Cette semaine, comme chaque année au mois de mai depuis près de 50 ans, le platine, le palladium et le rhodium sont célébrés à Londres au cours de la Platinum Week. Du temps de leur grandeur, lorsque le platine coûtait 2000 $/T. oz, le palladium 1000 $/T. oz, le rhodium plus de 10 000 $/T. oz, et que leurs taux d’intérêt évoluaient entre 50 % et 100 %, cette semaine londonienne des platinoïdes était un évènement mondial tant les enjeux industriels et géopolitiques étaient nombreux.
Las, seize années après ses folies de 2000-2001, le palladium revendique poussivement une pensée spéculatrice, depuis 2008 la platine n’a cessé de s’assagir, l’hubris a cédé à la componction et le rhodium vaut à peine plus que le platine.

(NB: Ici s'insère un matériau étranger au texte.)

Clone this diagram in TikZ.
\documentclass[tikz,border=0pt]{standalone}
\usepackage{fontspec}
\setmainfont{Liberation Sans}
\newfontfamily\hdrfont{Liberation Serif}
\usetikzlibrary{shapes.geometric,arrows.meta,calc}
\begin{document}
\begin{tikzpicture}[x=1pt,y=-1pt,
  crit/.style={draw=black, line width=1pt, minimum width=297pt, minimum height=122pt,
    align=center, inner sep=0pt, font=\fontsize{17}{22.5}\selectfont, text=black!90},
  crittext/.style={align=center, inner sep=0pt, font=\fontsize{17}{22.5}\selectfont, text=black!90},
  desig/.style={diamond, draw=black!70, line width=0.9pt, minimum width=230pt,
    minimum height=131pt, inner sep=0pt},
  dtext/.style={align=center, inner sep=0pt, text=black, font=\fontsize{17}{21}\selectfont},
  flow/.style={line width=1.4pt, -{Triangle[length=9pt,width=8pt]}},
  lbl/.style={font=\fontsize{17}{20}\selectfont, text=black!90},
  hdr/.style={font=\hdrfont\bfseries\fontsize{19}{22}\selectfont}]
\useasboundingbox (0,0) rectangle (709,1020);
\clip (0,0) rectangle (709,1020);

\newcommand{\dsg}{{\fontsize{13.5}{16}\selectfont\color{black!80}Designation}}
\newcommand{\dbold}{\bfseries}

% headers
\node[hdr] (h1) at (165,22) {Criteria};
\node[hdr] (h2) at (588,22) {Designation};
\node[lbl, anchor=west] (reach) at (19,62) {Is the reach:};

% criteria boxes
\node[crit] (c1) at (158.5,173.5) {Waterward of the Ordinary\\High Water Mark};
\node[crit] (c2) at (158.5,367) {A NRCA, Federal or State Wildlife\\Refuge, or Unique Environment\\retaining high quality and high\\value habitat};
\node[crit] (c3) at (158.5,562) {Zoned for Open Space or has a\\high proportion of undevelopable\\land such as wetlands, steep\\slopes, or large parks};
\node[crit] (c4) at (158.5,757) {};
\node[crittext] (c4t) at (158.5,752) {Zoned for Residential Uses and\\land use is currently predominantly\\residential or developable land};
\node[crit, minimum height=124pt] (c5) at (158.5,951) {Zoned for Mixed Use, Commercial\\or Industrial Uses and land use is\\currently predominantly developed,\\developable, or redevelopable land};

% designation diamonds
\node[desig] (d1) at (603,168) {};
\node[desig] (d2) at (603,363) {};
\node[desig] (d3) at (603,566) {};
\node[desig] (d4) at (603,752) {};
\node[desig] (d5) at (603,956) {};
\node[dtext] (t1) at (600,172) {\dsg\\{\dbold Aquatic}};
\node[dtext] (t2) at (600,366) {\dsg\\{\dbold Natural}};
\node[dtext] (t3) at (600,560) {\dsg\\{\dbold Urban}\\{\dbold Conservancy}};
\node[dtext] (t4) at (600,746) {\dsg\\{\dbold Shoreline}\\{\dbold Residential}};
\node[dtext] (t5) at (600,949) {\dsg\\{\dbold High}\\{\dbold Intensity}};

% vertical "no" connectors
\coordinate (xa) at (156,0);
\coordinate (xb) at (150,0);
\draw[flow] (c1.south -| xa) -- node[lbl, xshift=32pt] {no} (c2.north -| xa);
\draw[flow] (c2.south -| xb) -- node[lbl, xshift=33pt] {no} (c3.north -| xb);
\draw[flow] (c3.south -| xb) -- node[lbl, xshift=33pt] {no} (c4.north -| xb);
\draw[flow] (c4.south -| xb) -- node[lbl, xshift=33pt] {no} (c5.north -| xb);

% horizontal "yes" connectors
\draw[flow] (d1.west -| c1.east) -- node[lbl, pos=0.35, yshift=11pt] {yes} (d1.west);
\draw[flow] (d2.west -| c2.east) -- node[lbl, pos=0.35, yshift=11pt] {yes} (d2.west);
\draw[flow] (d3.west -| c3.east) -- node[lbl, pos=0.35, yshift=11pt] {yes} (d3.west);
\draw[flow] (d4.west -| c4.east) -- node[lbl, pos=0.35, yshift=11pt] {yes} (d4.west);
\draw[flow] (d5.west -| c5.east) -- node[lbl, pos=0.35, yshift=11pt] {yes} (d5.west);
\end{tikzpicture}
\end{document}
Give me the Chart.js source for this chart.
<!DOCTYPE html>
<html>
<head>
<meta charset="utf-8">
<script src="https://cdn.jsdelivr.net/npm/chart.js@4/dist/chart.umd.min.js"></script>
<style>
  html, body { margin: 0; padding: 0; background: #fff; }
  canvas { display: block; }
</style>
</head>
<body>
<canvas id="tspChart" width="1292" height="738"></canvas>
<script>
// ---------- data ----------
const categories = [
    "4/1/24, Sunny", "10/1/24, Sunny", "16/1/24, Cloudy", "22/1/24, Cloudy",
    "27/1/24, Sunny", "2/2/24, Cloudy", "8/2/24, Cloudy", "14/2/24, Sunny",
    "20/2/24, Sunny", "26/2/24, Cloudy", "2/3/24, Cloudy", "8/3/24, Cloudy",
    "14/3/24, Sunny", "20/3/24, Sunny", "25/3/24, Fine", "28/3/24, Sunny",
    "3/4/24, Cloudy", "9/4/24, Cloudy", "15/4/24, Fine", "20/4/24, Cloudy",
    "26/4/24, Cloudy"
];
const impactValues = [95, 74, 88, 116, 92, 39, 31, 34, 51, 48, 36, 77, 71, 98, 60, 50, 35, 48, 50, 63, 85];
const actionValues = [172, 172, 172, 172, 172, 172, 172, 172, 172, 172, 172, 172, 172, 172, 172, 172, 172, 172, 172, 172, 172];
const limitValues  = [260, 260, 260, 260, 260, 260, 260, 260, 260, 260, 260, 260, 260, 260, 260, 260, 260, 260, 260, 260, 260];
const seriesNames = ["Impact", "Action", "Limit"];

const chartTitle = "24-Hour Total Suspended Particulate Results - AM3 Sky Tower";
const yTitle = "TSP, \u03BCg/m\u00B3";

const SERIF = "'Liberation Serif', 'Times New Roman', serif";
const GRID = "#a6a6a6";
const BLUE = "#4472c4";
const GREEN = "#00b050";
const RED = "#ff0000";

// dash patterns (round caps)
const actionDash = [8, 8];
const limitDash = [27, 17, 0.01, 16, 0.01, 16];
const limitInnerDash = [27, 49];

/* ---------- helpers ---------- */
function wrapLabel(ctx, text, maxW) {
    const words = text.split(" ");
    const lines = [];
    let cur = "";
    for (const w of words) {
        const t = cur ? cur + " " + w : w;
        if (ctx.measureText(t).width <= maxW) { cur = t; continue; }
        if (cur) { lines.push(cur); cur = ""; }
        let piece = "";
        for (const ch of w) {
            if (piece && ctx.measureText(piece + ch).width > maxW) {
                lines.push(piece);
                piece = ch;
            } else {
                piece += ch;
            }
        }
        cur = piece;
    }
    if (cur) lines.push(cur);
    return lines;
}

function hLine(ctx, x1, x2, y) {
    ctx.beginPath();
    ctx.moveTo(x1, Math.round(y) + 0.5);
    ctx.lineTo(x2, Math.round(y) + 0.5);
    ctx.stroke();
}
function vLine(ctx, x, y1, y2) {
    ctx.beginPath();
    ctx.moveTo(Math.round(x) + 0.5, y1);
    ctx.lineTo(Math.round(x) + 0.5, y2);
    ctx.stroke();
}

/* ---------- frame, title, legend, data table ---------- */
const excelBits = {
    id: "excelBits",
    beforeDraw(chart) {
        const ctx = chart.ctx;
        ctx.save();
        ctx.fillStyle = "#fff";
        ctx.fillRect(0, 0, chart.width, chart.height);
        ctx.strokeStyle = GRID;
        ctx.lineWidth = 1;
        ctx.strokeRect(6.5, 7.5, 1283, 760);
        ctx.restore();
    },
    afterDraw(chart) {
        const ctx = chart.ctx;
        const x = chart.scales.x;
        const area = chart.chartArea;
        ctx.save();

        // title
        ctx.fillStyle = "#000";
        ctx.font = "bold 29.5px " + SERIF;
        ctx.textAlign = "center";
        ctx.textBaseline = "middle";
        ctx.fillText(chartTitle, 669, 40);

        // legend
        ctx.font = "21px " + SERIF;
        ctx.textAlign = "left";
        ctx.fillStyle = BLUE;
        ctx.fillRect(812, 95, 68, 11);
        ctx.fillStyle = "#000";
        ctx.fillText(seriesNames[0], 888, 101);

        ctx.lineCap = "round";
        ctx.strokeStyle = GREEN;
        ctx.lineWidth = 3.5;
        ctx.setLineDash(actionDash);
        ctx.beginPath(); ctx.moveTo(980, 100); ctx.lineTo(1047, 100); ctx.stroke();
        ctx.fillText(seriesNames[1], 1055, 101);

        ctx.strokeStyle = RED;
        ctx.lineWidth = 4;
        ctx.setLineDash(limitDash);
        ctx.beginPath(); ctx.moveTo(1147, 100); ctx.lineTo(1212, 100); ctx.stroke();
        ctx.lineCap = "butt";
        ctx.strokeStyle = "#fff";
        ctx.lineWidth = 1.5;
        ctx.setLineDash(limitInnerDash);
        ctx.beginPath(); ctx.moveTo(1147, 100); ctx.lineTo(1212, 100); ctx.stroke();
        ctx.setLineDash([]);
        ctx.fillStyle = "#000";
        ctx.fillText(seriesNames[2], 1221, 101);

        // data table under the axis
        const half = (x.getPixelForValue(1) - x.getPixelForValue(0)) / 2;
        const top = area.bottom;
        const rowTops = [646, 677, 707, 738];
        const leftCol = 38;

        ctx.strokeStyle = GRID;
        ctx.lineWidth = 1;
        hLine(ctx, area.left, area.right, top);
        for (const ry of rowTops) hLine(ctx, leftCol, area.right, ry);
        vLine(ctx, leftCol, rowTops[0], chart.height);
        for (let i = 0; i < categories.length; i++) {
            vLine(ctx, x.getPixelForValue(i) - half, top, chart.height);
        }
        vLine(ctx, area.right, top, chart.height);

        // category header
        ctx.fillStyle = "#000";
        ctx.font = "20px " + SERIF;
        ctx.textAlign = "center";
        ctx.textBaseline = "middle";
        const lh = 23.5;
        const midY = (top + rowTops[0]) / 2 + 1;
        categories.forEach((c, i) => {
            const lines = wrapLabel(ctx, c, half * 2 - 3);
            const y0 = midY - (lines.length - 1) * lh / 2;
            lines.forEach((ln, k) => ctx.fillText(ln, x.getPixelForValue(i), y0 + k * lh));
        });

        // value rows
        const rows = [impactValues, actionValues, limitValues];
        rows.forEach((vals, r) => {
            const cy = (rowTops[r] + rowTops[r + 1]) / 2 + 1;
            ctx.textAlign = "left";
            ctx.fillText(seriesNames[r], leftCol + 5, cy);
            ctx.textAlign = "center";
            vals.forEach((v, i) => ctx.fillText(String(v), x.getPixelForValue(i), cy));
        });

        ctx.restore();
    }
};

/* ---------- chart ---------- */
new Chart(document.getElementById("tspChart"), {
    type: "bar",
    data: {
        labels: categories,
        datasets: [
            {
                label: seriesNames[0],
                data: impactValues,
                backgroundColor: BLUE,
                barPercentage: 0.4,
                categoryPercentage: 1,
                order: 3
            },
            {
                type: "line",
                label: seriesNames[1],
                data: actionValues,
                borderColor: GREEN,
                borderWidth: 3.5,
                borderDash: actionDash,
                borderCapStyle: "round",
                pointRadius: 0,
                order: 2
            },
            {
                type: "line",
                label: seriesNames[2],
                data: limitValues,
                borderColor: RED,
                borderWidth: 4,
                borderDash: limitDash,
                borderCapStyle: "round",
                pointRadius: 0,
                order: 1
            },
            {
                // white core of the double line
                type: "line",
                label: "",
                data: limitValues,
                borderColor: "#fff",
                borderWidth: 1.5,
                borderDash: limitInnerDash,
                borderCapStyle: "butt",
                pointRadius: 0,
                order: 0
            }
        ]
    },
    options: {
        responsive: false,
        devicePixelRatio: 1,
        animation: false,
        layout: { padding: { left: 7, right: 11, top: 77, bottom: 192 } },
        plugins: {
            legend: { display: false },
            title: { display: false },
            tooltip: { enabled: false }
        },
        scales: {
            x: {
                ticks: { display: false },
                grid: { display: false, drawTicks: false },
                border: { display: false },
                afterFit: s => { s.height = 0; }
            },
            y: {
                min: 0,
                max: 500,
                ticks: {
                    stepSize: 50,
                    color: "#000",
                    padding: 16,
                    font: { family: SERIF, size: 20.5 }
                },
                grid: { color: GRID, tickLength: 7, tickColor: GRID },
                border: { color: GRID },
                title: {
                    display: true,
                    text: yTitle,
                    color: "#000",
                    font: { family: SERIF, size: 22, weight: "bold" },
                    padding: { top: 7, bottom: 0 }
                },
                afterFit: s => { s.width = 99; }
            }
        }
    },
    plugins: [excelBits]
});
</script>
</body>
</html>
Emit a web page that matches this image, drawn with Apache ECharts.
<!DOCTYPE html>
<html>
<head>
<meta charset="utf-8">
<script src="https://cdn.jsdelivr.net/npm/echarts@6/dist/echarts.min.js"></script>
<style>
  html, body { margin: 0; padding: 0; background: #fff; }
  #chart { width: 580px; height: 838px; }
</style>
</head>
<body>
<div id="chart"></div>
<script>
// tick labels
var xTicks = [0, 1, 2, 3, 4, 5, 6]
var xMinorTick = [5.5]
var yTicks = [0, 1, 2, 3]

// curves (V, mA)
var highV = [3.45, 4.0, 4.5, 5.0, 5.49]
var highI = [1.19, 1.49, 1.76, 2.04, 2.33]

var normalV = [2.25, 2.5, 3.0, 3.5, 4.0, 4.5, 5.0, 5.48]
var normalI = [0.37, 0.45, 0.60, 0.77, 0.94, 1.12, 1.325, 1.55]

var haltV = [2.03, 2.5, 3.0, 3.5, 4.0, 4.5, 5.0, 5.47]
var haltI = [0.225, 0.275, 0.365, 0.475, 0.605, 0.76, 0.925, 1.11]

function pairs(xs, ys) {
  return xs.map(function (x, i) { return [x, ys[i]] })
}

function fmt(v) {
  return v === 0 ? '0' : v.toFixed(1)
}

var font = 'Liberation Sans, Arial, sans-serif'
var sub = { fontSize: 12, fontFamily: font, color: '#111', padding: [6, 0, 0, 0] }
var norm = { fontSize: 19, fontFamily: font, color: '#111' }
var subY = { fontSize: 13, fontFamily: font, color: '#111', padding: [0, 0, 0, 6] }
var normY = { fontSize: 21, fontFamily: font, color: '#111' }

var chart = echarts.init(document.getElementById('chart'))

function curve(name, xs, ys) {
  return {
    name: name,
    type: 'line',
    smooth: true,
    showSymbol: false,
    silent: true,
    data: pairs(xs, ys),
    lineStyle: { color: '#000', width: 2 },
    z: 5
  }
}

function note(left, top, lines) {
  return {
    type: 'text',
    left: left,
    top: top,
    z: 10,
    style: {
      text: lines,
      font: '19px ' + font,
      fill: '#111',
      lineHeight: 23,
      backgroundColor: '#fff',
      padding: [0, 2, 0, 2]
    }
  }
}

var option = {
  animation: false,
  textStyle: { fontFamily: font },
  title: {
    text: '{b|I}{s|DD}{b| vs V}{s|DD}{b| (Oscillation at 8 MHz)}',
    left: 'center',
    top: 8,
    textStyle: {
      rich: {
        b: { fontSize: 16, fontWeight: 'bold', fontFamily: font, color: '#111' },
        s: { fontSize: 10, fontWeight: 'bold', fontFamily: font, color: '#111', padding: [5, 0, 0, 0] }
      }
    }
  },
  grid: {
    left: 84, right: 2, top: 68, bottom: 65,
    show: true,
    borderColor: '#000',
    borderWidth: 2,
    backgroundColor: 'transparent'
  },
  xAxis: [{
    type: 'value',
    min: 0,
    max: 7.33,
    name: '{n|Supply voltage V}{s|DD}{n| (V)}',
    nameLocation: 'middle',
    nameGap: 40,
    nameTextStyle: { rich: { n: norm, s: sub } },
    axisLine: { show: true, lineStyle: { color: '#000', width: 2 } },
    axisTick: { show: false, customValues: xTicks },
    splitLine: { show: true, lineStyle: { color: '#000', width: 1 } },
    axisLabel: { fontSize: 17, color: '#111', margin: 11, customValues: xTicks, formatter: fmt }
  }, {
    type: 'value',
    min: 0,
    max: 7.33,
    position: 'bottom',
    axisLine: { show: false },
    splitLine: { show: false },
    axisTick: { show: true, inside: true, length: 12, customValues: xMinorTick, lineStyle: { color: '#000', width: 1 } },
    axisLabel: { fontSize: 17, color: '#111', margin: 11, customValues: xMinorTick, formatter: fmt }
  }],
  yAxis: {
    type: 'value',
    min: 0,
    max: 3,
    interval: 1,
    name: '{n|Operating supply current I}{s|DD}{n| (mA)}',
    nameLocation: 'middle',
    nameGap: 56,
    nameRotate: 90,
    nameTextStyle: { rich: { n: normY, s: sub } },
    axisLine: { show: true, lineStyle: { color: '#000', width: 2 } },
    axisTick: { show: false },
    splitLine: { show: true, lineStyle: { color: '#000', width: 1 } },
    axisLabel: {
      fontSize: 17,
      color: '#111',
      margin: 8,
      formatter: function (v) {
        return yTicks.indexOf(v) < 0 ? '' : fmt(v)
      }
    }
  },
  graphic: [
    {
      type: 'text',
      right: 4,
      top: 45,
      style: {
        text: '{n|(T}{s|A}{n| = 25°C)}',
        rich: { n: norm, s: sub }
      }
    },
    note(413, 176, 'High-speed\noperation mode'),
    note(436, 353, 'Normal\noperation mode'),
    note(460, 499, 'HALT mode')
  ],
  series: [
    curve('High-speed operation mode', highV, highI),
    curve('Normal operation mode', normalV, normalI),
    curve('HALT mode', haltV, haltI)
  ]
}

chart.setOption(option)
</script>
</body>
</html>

Côté consommation, le platine rencontre moins d’acheteurs. Récemment les ventes des véhicules motorisés au diesel baissaient, à ce déficit s’ajoutait celui de la baisse de la demande bijoutière notamment en Chine. Inversement le palladium bénéficie de la meilleure santé de la motorisation essence, mais d’un éclat plus doux que le platine, plus couleur or gris, il a peu de succès en joaillerie. Le moteur à hydrogène, s’il se confirmait un jour, serait peut-être l’occasion de relancer la consommation du platine dans l’échange ionique, voire du palladium dans le stockage de l’hydrogène.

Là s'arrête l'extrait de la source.